Barroso argumentou que defesa nacional e segurança pública 'não se confundem' e que as atividades típicas e subsidiárias não devem ser diferenciadas.
"Por opção expressa do constituinte originário, todas as atividades ali presentes devem ser consideradas como atividades militares, ainda que sejam qualificadas como ordinárias ou subsidiárias, típicas ou atípicas. Entre essas atividades, está a defesa da lei e da ordem.

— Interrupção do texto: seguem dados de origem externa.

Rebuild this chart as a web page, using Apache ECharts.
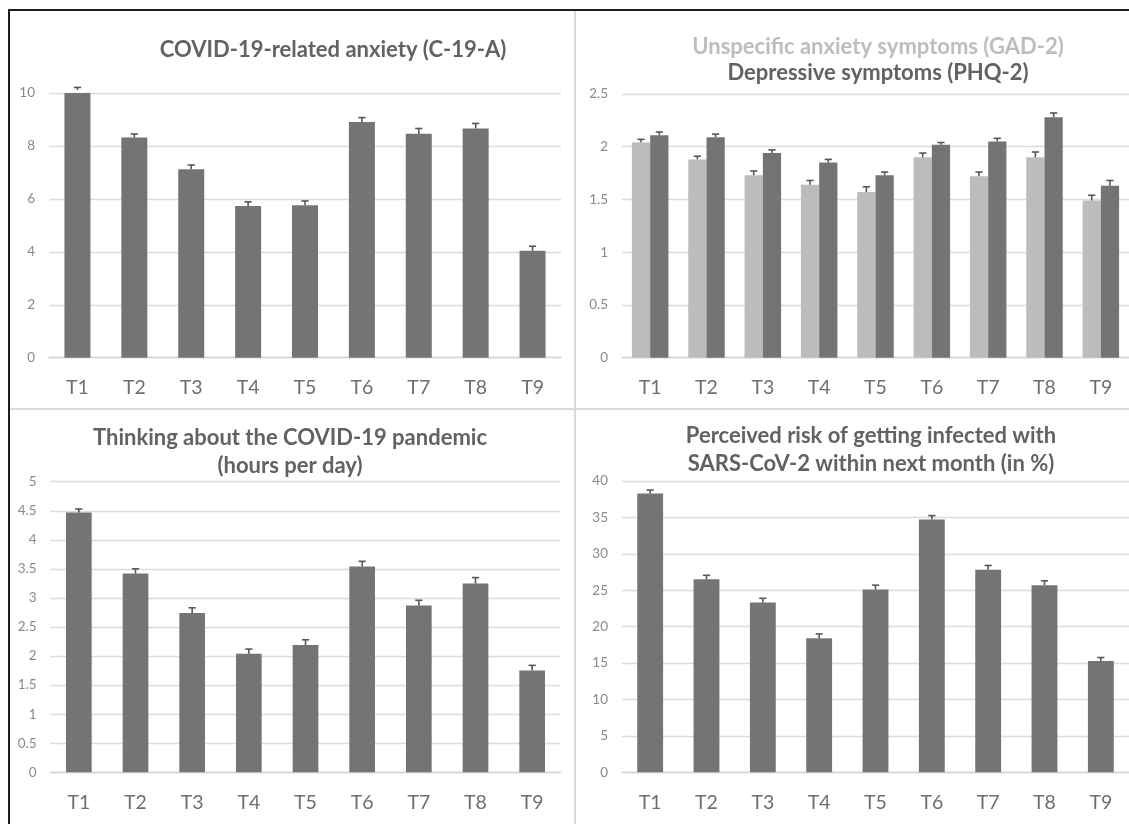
<!DOCTYPE html>
<html>
<head>
<meta charset="utf-8">
<script src="https://cdn.jsdelivr.net/npm/echarts@6/dist/echarts.min.js"></script>
<style>
  html, body { margin: 0; padding: 0; background: #ffffff; }
  #chart { width: 1129px; height: 824px; }
</style>
</head>
<body>
<div id="chart"></div>
<script>
// Measurement waves
const waves = ['T1', 'T2', 'T3', 'T4', 'T5', 'T6', 'T7', 'T8', 'T9'];

// COVID-19-related anxiety (C-19-A): means and standard errors
const c19aMean = [10.11, 8.32, 7.12, 5.73, 5.76, 8.90, 8.46, 8.66, 4.04];
const c19aErr  = [0.10, 0.13, 0.16, 0.16, 0.16, 0.17, 0.20, 0.19, 0.17];

// Unspecific anxiety symptoms (GAD-2)
const gadMean = [2.04, 1.88, 1.73, 1.64, 1.57, 1.90, 1.72, 1.90, 1.49];
const gadErr  = [0.03, 0.03, 0.04, 0.04, 0.05, 0.04, 0.04, 0.05, 0.05];

// Depressive symptoms (PHQ-2)
const phqMean = [2.11, 2.09, 1.94, 1.85, 1.73, 2.02, 2.05, 2.28, 1.63];
const phqErr  = [0.03, 0.03, 0.03, 0.03, 0.03, 0.02, 0.03, 0.04, 0.05];

// Thinking about the COVID-19 pandemic (hours per day)
const hoursMean = [4.47, 3.42, 2.74, 2.04, 2.19, 3.54, 2.87, 3.25, 1.75];
const hoursErr  = [0.06, 0.08, 0.09, 0.08, 0.09, 0.09, 0.09, 0.10, 0.09];

// Perceived risk of infection within next month (in %)
const riskMean = [38.3, 26.5, 23.3, 18.4, 25.1, 34.7, 27.8, 25.7, 15.3];
const riskErr  = [0.46, 0.55, 0.59, 0.60, 0.60, 0.55, 0.60, 0.60, 0.46];

// Axis scales
const yScales = [
  { min: 0, max: 10, interval: 2 },
  { min: 0, max: 2.5, interval: 0.5 },
  { min: 0, max: 5, interval: 0.5 },
  { min: 0, max: 40, interval: 5 }
];

const DARK = '#747474';
const LIGHT = '#bcbcbc';
const ERR = '#575757';
const TITLE = '#626262';
const FONT = 'Lato, "Open Sans", sans-serif';

const grids = [
  { left: 49,  top: 93,  width: 512, height: 264.7 },
  { left: 622, top: 94,  width: 509, height: 263.7 },
  { left: 50.5, top: 481.7, width: 510, height: 290.6 },
  { left: 622, top: 481, width: 510, height: 291.3 }
];

function xAxisFor(i) {
  return {
    type: 'category', gridIndex: i, data: waves,
    axisLine: { lineStyle: { color: '#d6d6d6', width: 1.3 } },
    axisTick: { show: false },
    axisLabel: { color: '#6e6e6e', fontSize: 19.5, fontFamily: FONT, margin: 20, lineHeight: 20 }
  };
}

function yAxisFor(i) {
  return Object.assign({
    type: 'value', gridIndex: i,
    axisLine: { show: false },
    axisTick: { show: false },
    splitLine: { lineStyle: { color: '#dcdcdc', width: 1.3 } },
    axisLabel: { color: '#8a8a8a', fontSize: 13.5, fontFamily: FONT, margin: 14 }
  }, yScales[i]);
}

function barSeries(i, values, color, width) {
  return {
    type: 'bar', xAxisIndex: i, yAxisIndex: i, data: values,
    barWidth: width, barGap: '0%',
    itemStyle: { color: color }, silent: true, z: 2
  };
}

// Upper error bar with a short cap, drawn at a fractional offset of the category band
function errorSeries(i, means, errs, offsetFrac) {
  return {
    type: 'custom', xAxisIndex: i, yAxisIndex: i, z: 5, silent: true,
    data: means.map((m, k) => [k, m, m + errs[k]]),
    encode: { x: 0, y: [1, 2] },
    renderItem: function (params, api) {
      const k = api.value(0);
      const base = api.coord([k, api.value(1)]);
      const top = api.coord([k, api.value(2)]);
      const band = api.size([1, 0])[0];
      const cx = base[0] + band * offsetFrac;
      const half = 3.6;
      const st = { stroke: ERR, lineWidth: 1.6 };
      return {
        type: 'group',
        children: [
          { type: 'line', shape: { x1: cx, y1: base[1], x2: cx, y2: top[1] }, style: st },
          { type: 'line', shape: { x1: cx - half, y1: top[1], x2: cx + half, y2: top[1] }, style: st }
        ]
      };
    }
  };
}

function titleText(x, y, text, color) {
  return {
    type: 'text', x: x, y: y, silent: true,
    style: {
      text: text, fill: color || TITLE,
      font: 'bold 22px ' + FONT,
      textAlign: 'center', textVerticalAlign: 'middle'
    }
  };
}

const chart = echarts.init(document.getElementById('chart'), null, { renderer: 'canvas' });

chart.setOption({
  backgroundColor: '#ffffff',
  animation: false,
  grid: grids,
  xAxis: [0, 1, 2, 3].map(xAxisFor),
  yAxis: [0, 1, 2, 3].map(yAxisFor),
  series: [
    barSeries(0, c19aMean, DARK, '45.7%'),
    errorSeries(0, c19aMean, c19aErr, 0),

    barSeries(1, gadMean, LIGHT, '32.4%'),
    barSeries(1, phqMean, DARK, '32.4%'),
    errorSeries(1, gadMean, gadErr, -0.162),
    errorSeries(1, phqMean, phqErr, 0.162),

    barSeries(2, hoursMean, DARK, '45.3%'),
    errorSeries(2, hoursMean, hoursErr, 0),

    barSeries(3, riskMean, DARK, '45.9%'),
    errorSeries(3, riskMean, riskErr, 0)
  ],
  graphic: [
    // panel dividers
    { type: 'line', silent: true, shape: { x1: 575, y1: 11, x2: 575, y2: 824 }, style: { stroke: '#dadada', lineWidth: 2 } },
    { type: 'line', silent: true, shape: { x1: 10, y1: 409, x2: 1129, y2: 409 }, style: { stroke: '#dadada', lineWidth: 2 } },
    // outer frame
    { type: 'line', silent: true, shape: { x1: 9, y1: 9, x2: 9, y2: 824 }, style: { stroke: '#1e1e1e', lineWidth: 2 } },
    { type: 'line', silent: true, shape: { x1: 8, y1: 10, x2: 1129, y2: 10 }, style: { stroke: '#1e1e1e', lineWidth: 2 } },
    // titles
    titleText(333, 50, 'COVID-19-related anxiety (C-19-A)'),
    titleText(878, 46.7, 'Unspecific anxiety symptoms (GAD-2)', '#bdbdbd'),
    titleText(878, 73.3, 'Depressive symptoms (PHQ-2)'),
    titleText(290, 438.3, 'Thinking about the COVID-19 pandemic'),
    titleText(290, 466, '(hours per day)'),
    titleText(871, 435.7, 'Perceived risk of getting infected with'),
    titleText(871, 464.3, 'SARS-CoV-2 within next month (in %)')
  ]
});
</script>
</body>
</html>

Disso decorre que ela possa ser utilizada como delimitadora do conceito legal de crime militar e, por conseguinte, da competência da Justiça Militar", defendeu.
Divergência
No plenário virtual, o ministro Edson Fachin abriu a divergência e defendeu restringir a competência da Justiça Militar.
"É incompatível com o ideal republicano, mediado pelo direito à igualdade, a criação de jurisdições que, sem base normativa constitucional, criem distinções entre as pessoas", escreveu. "Não cabe, portanto, ao legislador, ampliar o escopo da competência da justiça militar às 'atividades' ou, ainda, apenas ao 'status' de que gozam os militares."

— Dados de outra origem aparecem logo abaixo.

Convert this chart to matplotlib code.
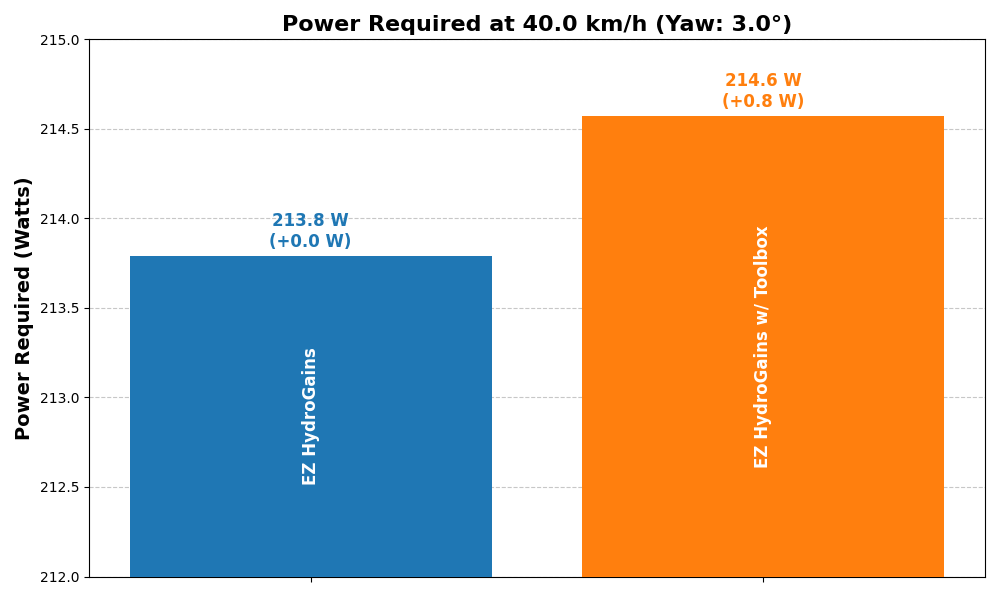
import matplotlib
matplotlib.use("Agg")
import matplotlib.pyplot as plt

names = ["EZ HydroGains", "EZ HydroGains w/ Toolbox"]
power = [213.79, 214.57]
delta = [0.0, 0.8]
colors = ["#1f77b4", "#ff7f0e"]
speed = 40.0
yaw = 3.0
y_min, y_max = 212.0, 215.0

fig, ax = plt.subplots(figsize=(10, 6), dpi=100)
x = list(range(len(names)))
bars = ax.bar(x, power, color=colors, width=0.8, zorder=3)

for xi, p, d, c, n in zip(x, power, delta, colors, names):
    ax.text(xi, p + 0.03, f"{p:.1f} W\n(+{d:.1f} W)", ha="center", va="bottom",
            color=c, fontsize=12, fontweight="bold")
    ax.text(xi, (y_min + p) / 2, n, ha="center", va="center", rotation=90,
            color="white", fontsize=12, fontweight="bold", zorder=4)

ax.set_ylim(y_min, y_max)
ax.set_xticks(x)
ax.set_xticklabels([])
ax.set_ylabel("Power Required (Watts)", fontsize=14, fontweight="bold")
ax.set_title(f"Power Required at {speed:.1f} km/h (Yaw: {yaw:.1f}°)",
             fontsize=16, fontweight="bold")
ax.grid(axis="y", linestyle="--", alpha=0.7, zorder=0)

plt.tight_layout()
plt.savefig("out.png")
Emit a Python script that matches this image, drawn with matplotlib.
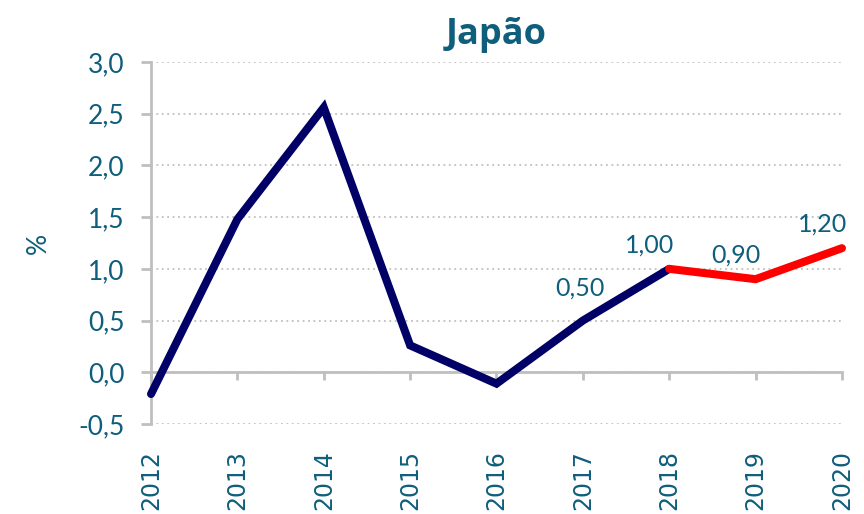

Ricardo Lewandowski acompanhou a divergência. O ministro argumentou que a segurança pública é uma atividade 'eminentemente civil' e foge das atribuições tipicamente militares.
"Se a segurança pública configura atividade constitucionalmente atribuída a outros órgãos, quer dizer, às distintas polícias, sendo exercida por integrantes das Forças Armadas somente a título subsidiário, ou seja, à guisa de cooperação com as autoridades civis, não há falar em delito cometido no exercício do cargo e em razão dele apto a atrair a competência da Justiça Militar", afirmou.
Outro ponto levantado no voto é que as operações de GLO estão condicionadas a decisões políticas do presidente da República, que por sua vez não são passíveis de controle pelo Judiciário ou pelo Congresso.
"É precisamente disso que se trata na hipótese sob exame, quer dizer, certo comportamento que, em um dado momento, não era tipificado como crime militar e, portanto, não se subordinava à Justiça castrense, de repente, num instante posterior, passa a sê-lo, por força de mero decreto presidencial, sem a necessária anuência parlamentar", alertou.